* **GOAL**
Give a verbatim copy of the lines below, minus the pictures.

* **MATERIAL**
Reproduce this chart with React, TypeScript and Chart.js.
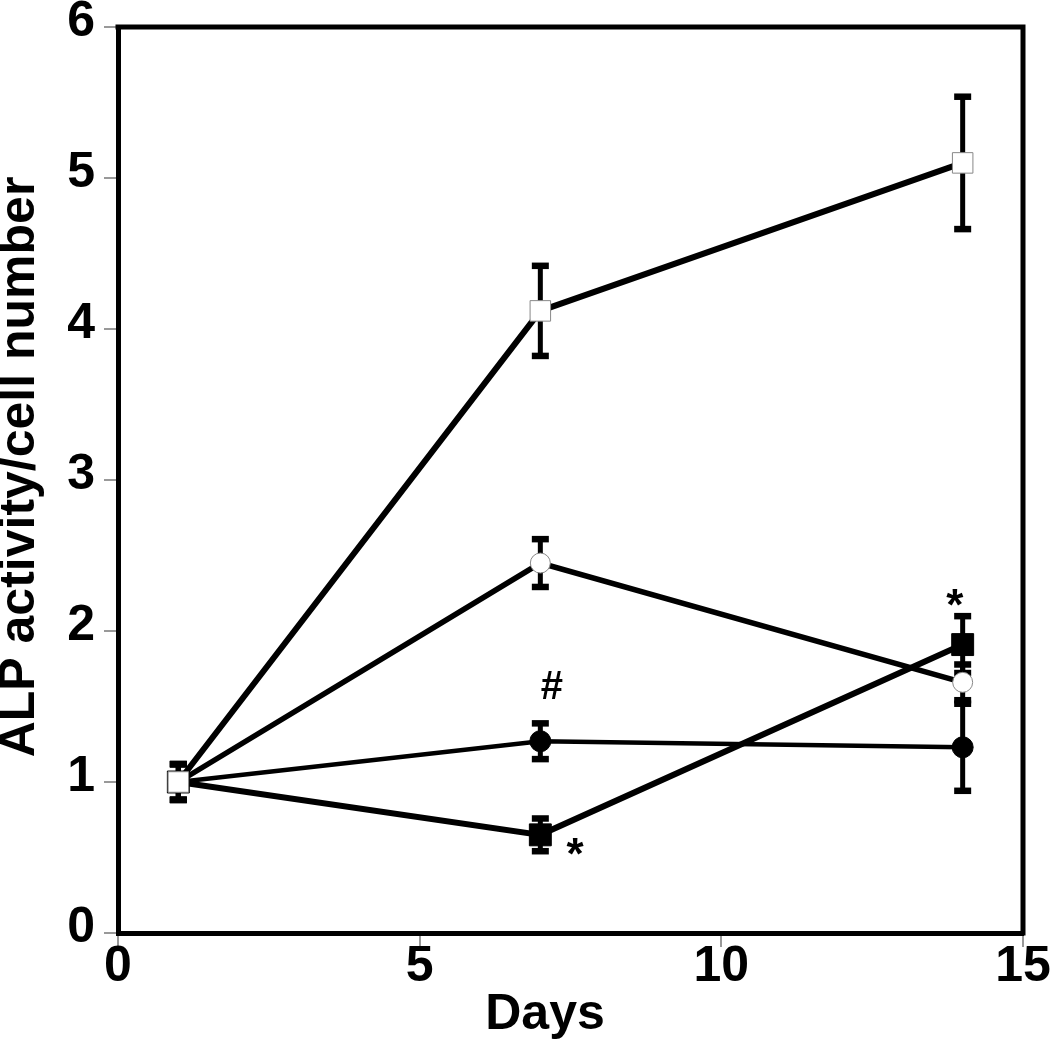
import { useEffect, useRef } from "react";
import { Chart, registerables } from "chart.js";

Chart.register(...registerables);

const days = [1, 7, 14];
const openSquareMean = [1.0, 4.12, 5.1];
const openSquareErr = [0.12, 0.3, 0.44];
const openCircleMean = [1.0, 2.45, 1.66];
const openCircleErr = [0.12, 0.16, 0.12];
const filledCircleMean = [1.0, 1.27, 1.23];
const filledCircleErr = [0.12, 0.12, 0.29];
const filledSquareMean = [1.0, 0.65, 1.91];
const filledSquareErr = [0.12, 0.11, 0.19];

const xTickValues = [0, 5, 10, 15];
const yTickValues = [0, 1, 2, 3, 4, 5, 6];
const xTitle = "Days";
const yTitle = "ALP activity/cell number";

const markTexts = ["#", "*", "*"];
const markX = [7.19, 7.575, 13.87];
const markY = [1.64, 0.57, 2.225];
const markBold = [true, true, true];

const FONT = "'Liberation Sans', Arial, sans-serif";

export default function App() {
  const ref = useRef<HTMLCanvasElement | null>(null);

  useEffect(() => {
    document.body.style.margin = "0";
    const canvas = ref.current;
    if (!canvas) return;

    const series = [
      { mean: openSquareMean, err: openSquareErr, style: "rect", fill: "#ffffff", border: "#888888", radius: 14.5, width: 6 },
      { mean: openCircleMean, err: openCircleErr, style: "circle", fill: "#ffffff", border: "#888888", radius: 10, width: 5.5 },
      { mean: filledSquareMean, err: filledSquareErr, style: "rect", fill: "#000000", border: "#000000", radius: 15.5, width: 6 },
      { mean: filledCircleMean, err: filledCircleErr, style: "circle", fill: "#000000", border: "#000000", radius: 10.5, width: 4.5 },
    ];

    const errorBarPlugin = {
      id: "errorBars",
      beforeDatasetsDraw(chart: any) {
        const ctx = chart.ctx;
        const xs = chart.scales.x;
        const ys = chart.scales.y;
        ctx.save();
        ctx.fillStyle = "#000";
        series.forEach((s) => {
          days.forEach((d, i) => {
            const px = xs.getPixelForValue(d);
            const top = ys.getPixelForValue(s.mean[i] + s.err[i]);
            const bot = ys.getPixelForValue(s.mean[i] - s.err[i]);
            ctx.fillRect(px - 2.5, top, 5, bot - top);
            ctx.fillRect(px - 8.5, top - 3, 17, 6.5);
            ctx.fillRect(px - 8.5, bot - 3.5, 17, 6.5);
          });
        });
        ctx.restore();
      },
    };

    const decorPlugin = {
      id: "decor",
      afterDraw(chart: any) {
        const ctx = chart.ctx;
        const a = chart.chartArea;
        const xs = chart.scales.x;
        const ys = chart.scales.y;
        ctx.save();
        // frame top & right
        ctx.strokeStyle = "#000";
        ctx.lineWidth = 5;
        ctx.beginPath();
        ctx.moveTo(a.left - 2.5, a.top);
        ctx.lineTo(a.right, a.top);
        ctx.lineTo(a.right, a.bottom + 2.5);
        ctx.stroke();

        ctx.fillStyle = "#000";
        // axis titles
        ctx.font = `bold 50px ${FONT}`;
        ctx.textAlign = "center";
        ctx.textBaseline = "middle";
        ctx.fillText(xTitle, a.left + 427, a.bottom + 82);
        ctx.save();
        ctx.translate(a.left - 98, (a.top + a.bottom) / 2 - 13);
        ctx.rotate(-Math.PI / 2);
        ctx.fillText(yTitle, 0, 0);
        ctx.restore();

        // annotations (ink centred on the data point)
        markTexts.forEach((t, i) => {
          ctx.font = markBold[i] ? `bold ${t === "#" ? 40 : 44}px ${FONT}` : `42px ${FONT}`;
          ctx.textBaseline = "alphabetic";
          const m = ctx.measureText(t);
          const px = xs.getPixelForValue(markX[i]);
          const py = ys.getPixelForValue(markY[i]);
          ctx.fillText(t, px, py + (m.actualBoundingBoxAscent - m.actualBoundingBoxDescent) / 2);
        });
        ctx.restore();
      },
    };

    const tickFont = { family: FONT, size: 50, weight: "bold" as const };

    const chart = new Chart(canvas, {
      type: "scatter",
      data: {
        datasets: series.map((s) => ({
          data: days.map((d, i) => ({ x: d, y: s.mean[i] })),
          showLine: true,
          borderColor: "#000",
          borderWidth: s.width,
          pointStyle: s.style as any,
          pointRadius: s.radius,
          pointHoverRadius: s.radius,
          pointBackgroundColor: s.fill,
          pointBorderColor: s.border,
          pointBorderWidth: 1,
          tension: 0,
        })),
      },
      options: {
        responsive: false,
        animation: false,
        devicePixelRatio: 1,
        layout: { padding: { top: 27, right: 27, left: 0, bottom: 0 } },
        plugins: { legend: { display: false }, tooltip: { enabled: false } },
        scales: {
          x: {
            type: "linear",
            min: 0,
            max: 15,
            afterBuildTicks: (scale: any) => {
              scale.ticks = xTickValues.map((v) => ({ value: v }));
            },
            afterFit: (scale: any) => {
              scale.height = 109;
            },
            ticks: { font: tickFont, color: "#000", padding: -10, maxRotation: 0, autoSkip: false },
            grid: { drawOnChartArea: false, color: "#999", lineWidth: 2, tickLength: 14 },
            border: { color: "#000", width: 5 },
          },
          y: {
            type: "linear",
            min: 0,
            max: 6,
            afterBuildTicks: (scale: any) => {
              scale.ticks = yTickValues.map((v) => ({ value: v }));
            },
            afterFit: (scale: any) => {
              scale.width = 118;
              scale.paddingTop = 0;
            },
            ticks: { font: tickFont, color: "#000", padding: 9, labelOffset: -5, autoSkip: false },
            grid: { drawOnChartArea: false, color: "#999", lineWidth: 2, tickLength: 14 },
            border: { color: "#000", width: 5 },
          },
        },
      },
      plugins: [errorBarPlugin, decorPlugin],
    });

    return () => chart.destroy();
  }, []);

  return (
    <div style={{ width: 1050, height: 1042 }}>
      <canvas ref={ref} width={1050} height={1042} style={{ display: "block" }} />
    </div>
  );
}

* **FINISHED EXERCISE**
Reproduce this chart with React, TypeScript and Chart.js.
import { useEffect, useRef } from "react";
import { Chart, registerables } from "chart.js";

Chart.register(...registerables);

const days = [1, 7, 14];
const openSquareMean = [1.0, 4.12, 5.1];
const openSquareErr = [0.12, 0.3, 0.44];
const openCircleMean = [1.0, 2.45, 1.66];
const openCircleErr = [0.12, 0.16, 0.12];
const filledCircleMean = [1.0, 1.27, 1.23];
const filledCircleErr = [0.12, 0.12, 0.29];
const filledSquareMean = [1.0, 0.65, 1.91];
const filledSquareErr = [0.12, 0.11, 0.19];

const xTickValues = [0, 5, 10, 15];
const yTickValues = [0, 1, 2, 3, 4, 5, 6];
const xTitle = "Days";
const yTitle = "ALP activity/cell number";

const markTexts = ["#", "*", "*"];
const markX = [7.19, 7.575, 13.87];
const markY = [1.64, 0.57, 2.225];
const markBold = [true, true, true];

const FONT = "'Liberation Sans', Arial, sans-serif";

export default function App() {
  const ref = useRef<HTMLCanvasElement | null>(null);

  useEffect(() => {
    document.body.style.margin = "0";
    const canvas = ref.current;
    if (!canvas) return;

    const series = [
      { mean: openSquareMean, err: openSquareErr, style: "rect", fill: "#ffffff", border: "#888888", radius: 14.5, width: 6 },
      { mean: openCircleMean, err: openCircleErr, style: "circle", fill: "#ffffff", border: "#888888", radius: 10, width: 5.5 },
      { mean: filledSquareMean, err: filledSquareErr, style: "rect", fill: "#000000", border: "#000000", radius: 15.5, width: 6 },
      { mean: filledCircleMean, err: filledCircleErr, style: "circle", fill: "#000000", border: "#000000", radius: 10.5, width: 4.5 },
    ];

    const errorBarPlugin = {
      id: "errorBars",
      beforeDatasetsDraw(chart: any) {
        const ctx = chart.ctx;
        const xs = chart.scales.x;
        const ys = chart.scales.y;
        ctx.save();
        ctx.fillStyle = "#000";
        series.forEach((s) => {
          days.forEach((d, i) => {
            const px = xs.getPixelForValue(d);
            const top = ys.getPixelForValue(s.mean[i] + s.err[i]);
            const bot = ys.getPixelForValue(s.mean[i] - s.err[i]);
            ctx.fillRect(px - 2.5, top, 5, bot - top);
            ctx.fillRect(px - 8.5, top - 3, 17, 6.5);
            ctx.fillRect(px - 8.5, bot - 3.5, 17, 6.5);
          });
        });
        ctx.restore();
      },
    };

    const decorPlugin = {
      id: "decor",
      afterDraw(chart: any) {
        const ctx = chart.ctx;
        const a = chart.chartArea;
        const xs = chart.scales.x;
        const ys = chart.scales.y;
        ctx.save();
        // frame top & right
        ctx.strokeStyle = "#000";
        ctx.lineWidth = 5;
        ctx.beginPath();
        ctx.moveTo(a.left - 2.5, a.top);
        ctx.lineTo(a.right, a.top);
        ctx.lineTo(a.right, a.bottom + 2.5);
        ctx.stroke();

        ctx.fillStyle = "#000";
        // axis titles
        ctx.font = `bold 50px ${FONT}`;
        ctx.textAlign = "center";
        ctx.textBaseline = "middle";
        ctx.fillText(xTitle, a.left + 427, a.bottom + 82);
        ctx.save();
        ctx.translate(a.left - 98, (a.top + a.bottom) / 2 - 13);
        ctx.rotate(-Math.PI / 2);
        ctx.fillText(yTitle, 0, 0);
        ctx.restore();

        // annotations (ink centred on the data point)
        markTexts.forEach((t, i) => {
          ctx.font = markBold[i] ? `bold ${t === "#" ? 40 : 44}px ${FONT}` : `42px ${FONT}`;
          ctx.textBaseline = "alphabetic";
          const m = ctx.measureText(t);
          const px = xs.getPixelForValue(markX[i]);
          const py = ys.getPixelForValue(markY[i]);
          ctx.fillText(t, px, py + (m.actualBoundingBoxAscent - m.actualBoundingBoxDescent) / 2);
        });
        ctx.restore();
      },
    };

    const tickFont = { family: FONT, size: 50, weight: "bold" as const };

    const chart = new Chart(canvas, {
      type: "scatter",
      data: {
        datasets: series.map((s) => ({
          data: days.map((d, i) => ({ x: d, y: s.mean[i] })),
          showLine: true,
          borderColor: "#000",
          borderWidth: s.width,
          pointStyle: s.style as any,
          pointRadius: s.radius,
          pointHoverRadius: s.radius,
          pointBackgroundColor: s.fill,
          pointBorderColor: s.border,
          pointBorderWidth: 1,
          tension: 0,
        })),
      },
      options: {
        responsive: false,
        animation: false,
        devicePixelRatio: 1,
        layout: { padding: { top: 27, right: 27, left: 0, bottom: 0 } },
        plugins: { legend: { display: false }, tooltip: { enabled: false } },
        scales: {
          x: {
            type: "linear",
            min: 0,
            max: 15,
            afterBuildTicks: (scale: any) => {
              scale.ticks = xTickValues.map((v) => ({ value: v }));
            },
            afterFit: (scale: any) => {
              scale.height = 109;
            },
            ticks: { font: tickFont, color: "#000", padding: -10, maxRotation: 0, autoSkip: false },
            grid: { drawOnChartArea: false, color: "#999", lineWidth: 2, tickLength: 14 },
            border: { color: "#000", width: 5 },
          },
          y: {
            type: "linear",
            min: 0,
            max: 6,
            afterBuildTicks: (scale: any) => {
              scale.ticks = yTickValues.map((v) => ({ value: v }));
            },
            afterFit: (scale: any) => {
              scale.width = 118;
              scale.paddingTop = 0;
            },
            ticks: { font: tickFont, color: "#000", padding: 9, labelOffset: -5, autoSkip: false },
            grid: { drawOnChartArea: false, color: "#999", lineWidth: 2, tickLength: 14 },
            border: { color: "#000", width: 5 },
          },
        },
      },
      plugins: [errorBarPlugin, decorPlugin],
    });

    return () => chart.destroy();
  }, []);

  return (
    <div style={{ width: 1050, height: 1042 }}>
      <canvas ref={ref} width={1050} height={1042} style={{ display: "block" }} />
    </div>
  );
}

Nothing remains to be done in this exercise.